• **WORK INSTRUCTIONS**:
Extract the opening line of the entries and every line after it, stopping at and including the line that contains "32.0, 33.45, 35];". Do not include pictures.

Begin TASK MATERIAL

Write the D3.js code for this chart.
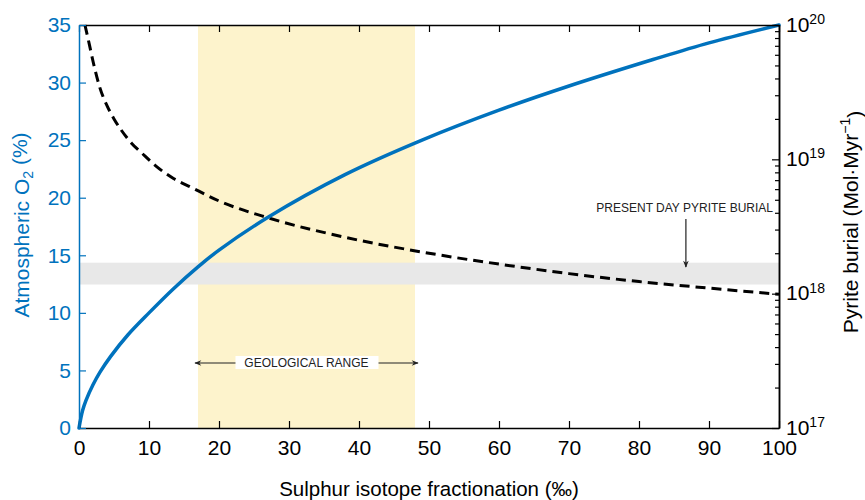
<!DOCTYPE html>
<html>
<head>
<meta charset="utf-8">
<script src="https://cdnjs.cloudflare.com/ajax/libs/d3/7.8.5/d3.min.js"></script>
<style>
  html, body { margin: 0; padding: 0; background: #fff; }
  svg { display: block; font-family: "Liberation Sans", Arial, Helvetica, sans-serif; }
</style>
</head>
<body>
<svg id="chart" width="865" height="500"></svg>
<script>
// ---- data ----
const xTickValues = [0, 10, 20, 30, 40, 50, 60, 70, 80, 90, 100];
const o2TickValues = [0, 5, 10, 15, 20, 25, 30, 35];
const pyriteMajorTicks = [1e17, 1e18, 1e19, 1e20];
const pyriteMinorTicks = [2e17,3e17,4e17,5e17,6e17,7e17,8e17,9e17,
                          2e18,3e18,4e18,5e18,6e18,7e18,8e18,9e18,
                          2e19,3e19,4e19,5e19,6e19,7e19,8e19,9e19];
const pyriteTickLabels = ["17", "18", "19", "20"];

// Atmospheric O2 (%) vs sulphur isotope fractionation (‰)
const o2Fractionation = [0, 0.5, 1, 2, 3, 4.5, 7, 10, 13.5, 17, 20, 27, 38, 49, 60, 70, 82, 90, 100];
const o2Values        = [0, 1.5, 2.4, 3.75, 4.85, 6.2, 8.1, 10.0, 12.1, 14.0, 15.45, 18.3, 22.0, 25.0, 27.6, 29.7, 32.0, 33.45, 35];

// Pyrite burial (Mol·Myr-1) vs fractionation
const pyriteFractionation = [0.85, 1.5, 2, 3, 4, 5, 6, 7.5, 9, 11, 13.5, 16, 20, 27, 38, 50, 60, 70, 80, 90, 100];
const pyriteValues = [1.0e20, 7.08e19, 5.37e19, 3.39e19, 2.51e19, 2.0e19, 1.66e19, 1.32e19, 1.11e19, 8.9e18,
                      7.2e18, 6.2e18, 4.9e18, 3.67e18, 2.63e18, 2.0e18, 1.66e18, 1.41e18, 1.23e18, 1.10e18, 9.9e17];

const geologicalRange = [17, 48];          // fractionation (‰)
const presentDayBurial = [1.17e18, 1.70e18]; // Mol·Myr-1
const presentArrowX = 86.7;

// ---- layout ----
const L = 79, R = 779, T = 25, B = 428;
const blue = "#0072bd";
const svg = d3.select("#chart");

const x = d3.scaleLinear().domain([0, 100]).range([L, R]);
const yL = d3.scaleLinear().domain([0, 35]).range([B, T]);
const yR = d3.scaleLog().domain([1e17, 1e20]).range([B, T]);

// bands
svg.append("rect")
  .attr("x", x(geologicalRange[0])).attr("width", x(geologicalRange[1]) - x(geologicalRange[0]))
  .attr("y", T).attr("height", B - T)
  .attr("fill", "#fdf3cc");
svg.append("rect")
  .attr("x", L).attr("width", R - L)
  .attr("y", yR(presentDayBurial[1])).attr("height", yR(presentDayBurial[0]) - yR(presentDayBurial[1]))
  .attr("fill", "#e8e8e8");

// geological range annotation
const gy = 363;
const defs = svg.append("defs");
defs.append("marker").attr("id", "ah").attr("viewBox", "0 0 10 10")
  .attr("refX", 9).attr("refY", 5).attr("markerWidth", 9).attr("markerHeight", 7)
  .attr("markerUnits", "userSpaceOnUse").attr("orient", "auto-start-reverse")
  .append("path").attr("d", "M0,1 L10,5 L0,9 L3,5 Z").attr("fill", "#222");
svg.append("line")
  .attr("x1", x(geologicalRange[0]) - 3).attr("x2", x(geologicalRange[1]) + 3)
  .attr("y1", gy).attr("y2", gy)
  .attr("stroke", "#222").attr("stroke-width", 1.2)
  .attr("marker-start", "url(#ah)").attr("marker-end", "url(#ah)");
const gcx = (x(geologicalRange[0]) + x(geologicalRange[1])) / 2;
svg.append("rect").attr("x", gcx - 71).attr("y", gy - 7).attr("width", 143).attr("height", 13).attr("fill", "#fff");
svg.append("text").attr("x", gcx).attr("y", gy + 4.2).attr("text-anchor", "middle")
  .attr("font-size", 12).attr("fill", "#222").text("GEOLOGICAL RANGE");

// present day annotation
svg.append("text").attr("x", R - 6).attr("y", 212).attr("text-anchor", "end")
  .attr("font-size", 12).attr("fill", "#222").text("PRESENT DAY PYRITE BURIAL");
svg.append("line")
  .attr("x1", x(presentArrowX)).attr("x2", x(presentArrowX))
  .attr("y1", 219).attr("y2", 267)
  .attr("stroke", "#222").attr("stroke-width", 1.2)
  .attr("marker-end", "url(#ah)");

// curves
const o2Data = o2Fractionation.map((f, i) => [f, o2Values[i]]);
const pyData = pyriteFractionation.map((f, i) => [f, pyriteValues[i]]);

svg.append("path").datum(pyData)
  .attr("fill", "none").attr("stroke", "#000").attr("stroke-width", 3)
  .attr("stroke-dasharray", "10,6")
  .attr("d", d3.line().x(d => x(d[0])).y(d => yR(d[1])).curve(d3.curveMonotoneX));

svg.append("path").datum(o2Data)
  .attr("fill", "none").attr("stroke", blue).attr("stroke-width", 3.5)
  .attr("stroke-linecap", "round")
  .attr("d", d3.line().x(d => x(d[0])).y(d => yL(d[1])).curve(d3.curveCatmullRom.alpha(0.5)));

// axes
const fs = 21;
const gTop = svg.append("g").attr("transform", `translate(0,${T})`)
  .call(d3.axisTop(x).tickValues(xTickValues).tickSizeInner(-7).tickSizeOuter(0).tickFormat(""));
const gBot = svg.append("g").attr("transform", `translate(0,${B})`)
  .call(d3.axisBottom(x).tickValues(xTickValues).tickSizeInner(-7).tickSizeOuter(0).tickPadding(12));
const gRmin = svg.append("g").attr("transform", `translate(${R},0)`)
  .call(d3.axisRight(yR).tickValues(pyriteMinorTicks).tickSizeInner(-4).tickSizeOuter(0).tickFormat(""));
const gR = svg.append("g").attr("transform", `translate(${R},0)`)
  .call(d3.axisRight(yR).tickValues(pyriteMajorTicks).tickSizeInner(-7).tickSizeOuter(0).tickPadding(7)
        .tickFormat(() => ""));
const gL = svg.append("g").attr("transform", `translate(${L},0)`)
  .call(d3.axisLeft(yL).tickValues(o2TickValues).tickSizeInner(-7).tickSizeOuter(0).tickPadding(8));

[gTop, gBot, gR, gRmin].forEach(g => {
  g.selectAll("path.domain").attr("stroke", "#000").attr("stroke-width", 1.5);
  g.selectAll(".tick line").attr("stroke", "#000").attr("stroke-width", 1.2);
});
gL.selectAll("path.domain").attr("stroke", blue).attr("stroke-width", 1.5);
gL.selectAll(".tick line").attr("stroke", blue).attr("stroke-width", 1.2);
gL.selectAll(".tick text").attr("fill", blue).attr("font-size", fs).attr("font-family", null);
gBot.selectAll(".tick text").attr("fill", "#000").attr("font-size", fs).attr("font-family", null);

gR.selectAll(".tick text").each(function(d, i) {
  const t = d3.select(this).attr("font-size", fs).attr("font-family", null).attr("fill", "#000")
    .attr("dy", "0.3em");
  t.text("10");
  t.append("tspan").attr("dy", "-0.55em").attr("font-size", 14).text(pyriteTickLabels[i]);
});

// axis titles
svg.append("text")
  .attr("transform", `translate(${x(50)},496)`).attr("text-anchor", "middle")
  .attr("font-size", 20.5).attr("fill", "#000")
  .text("Sulphur isotope fractionation (‰)");

const lt = svg.append("text")
  .attr("transform", "translate(29,225) rotate(-90)").attr("text-anchor", "middle")
  .attr("font-size", fs).attr("fill", blue);
lt.append("tspan").text("Atmospheric O");
lt.append("tspan").attr("font-size", 14).attr("dy", "0.3em").text("2");
lt.append("tspan").attr("dy", "-0.3em").text(" (%)");

const rt = svg.append("text")
  .attr("transform", "translate(858,222) rotate(-90)").attr("text-anchor", "middle")
  .attr("font-size", fs).attr("fill", "#000");
rt.append("tspan").text("Pyrite burial (Mol·Myr");
rt.append("tspan").attr("font-size", 14).attr("dy", "-0.55em").text("−1");
rt.append("tspan").attr("dy", "0.55em").text(")");
</script>
</body>
</html>
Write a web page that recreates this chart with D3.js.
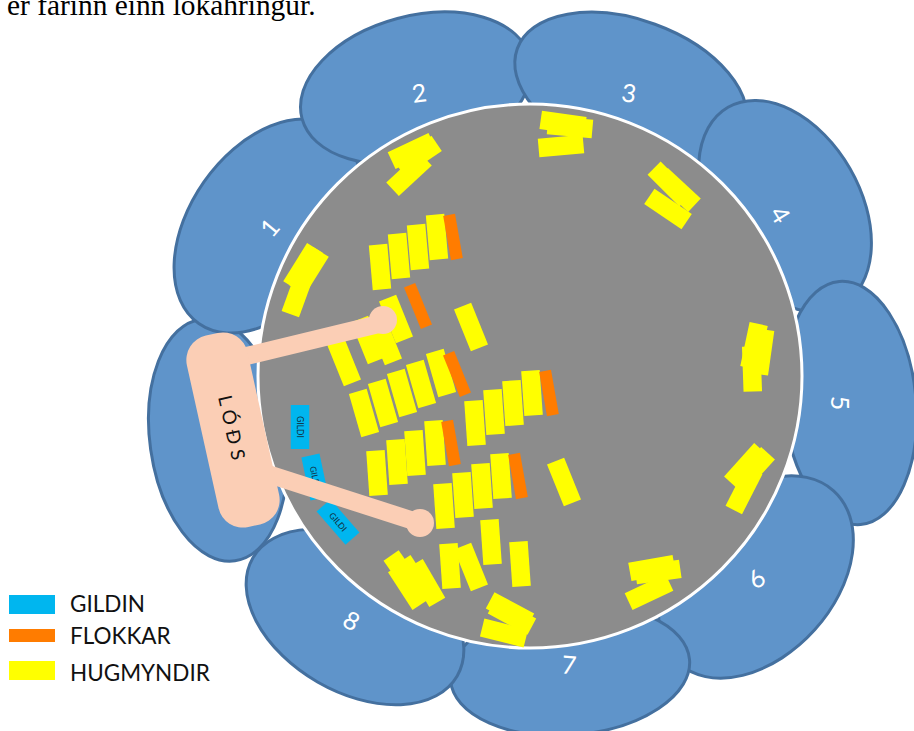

End TASK MATERIAL

• **SOLUTION TO THIS PROBLEM**:
Write the D3.js code for this chart.
<!DOCTYPE html>
<html>
<head>
<meta charset="utf-8">
<script src="https://cdnjs.cloudflare.com/ajax/libs/d3/7.8.5/d3.min.js"></script>
<style>
  html, body { margin: 0; padding: 0; background: #fff; }
  svg { display: block; font-family: "Liberation Sans", Arial, Helvetica, sans-serif; }
</style>
</head>
<body>
<svg id="chart" width="865" height="500"></svg>
<script>
// ---- data ----
const xTickValues = [0, 10, 20, 30, 40, 50, 60, 70, 80, 90, 100];
const o2TickValues = [0, 5, 10, 15, 20, 25, 30, 35];
const pyriteMajorTicks = [1e17, 1e18, 1e19, 1e20];
const pyriteMinorTicks = [2e17,3e17,4e17,5e17,6e17,7e17,8e17,9e17,
                          2e18,3e18,4e18,5e18,6e18,7e18,8e18,9e18,
                          2e19,3e19,4e19,5e19,6e19,7e19,8e19,9e19];
const pyriteTickLabels = ["17", "18", "19", "20"];

// Atmospheric O2 (%) vs sulphur isotope fractionation (‰)
const o2Fractionation = [0, 0.5, 1, 2, 3, 4.5, 7, 10, 13.5, 17, 20, 27, 38, 49, 60, 70, 82, 90, 100];
const o2Values        = [0, 1.5, 2.4, 3.75, 4.85, 6.2, 8.1, 10.0, 12.1, 14.0, 15.45, 18.3, 22.0, 25.0, 27.6, 29.7, 32.0, 33.45, 35];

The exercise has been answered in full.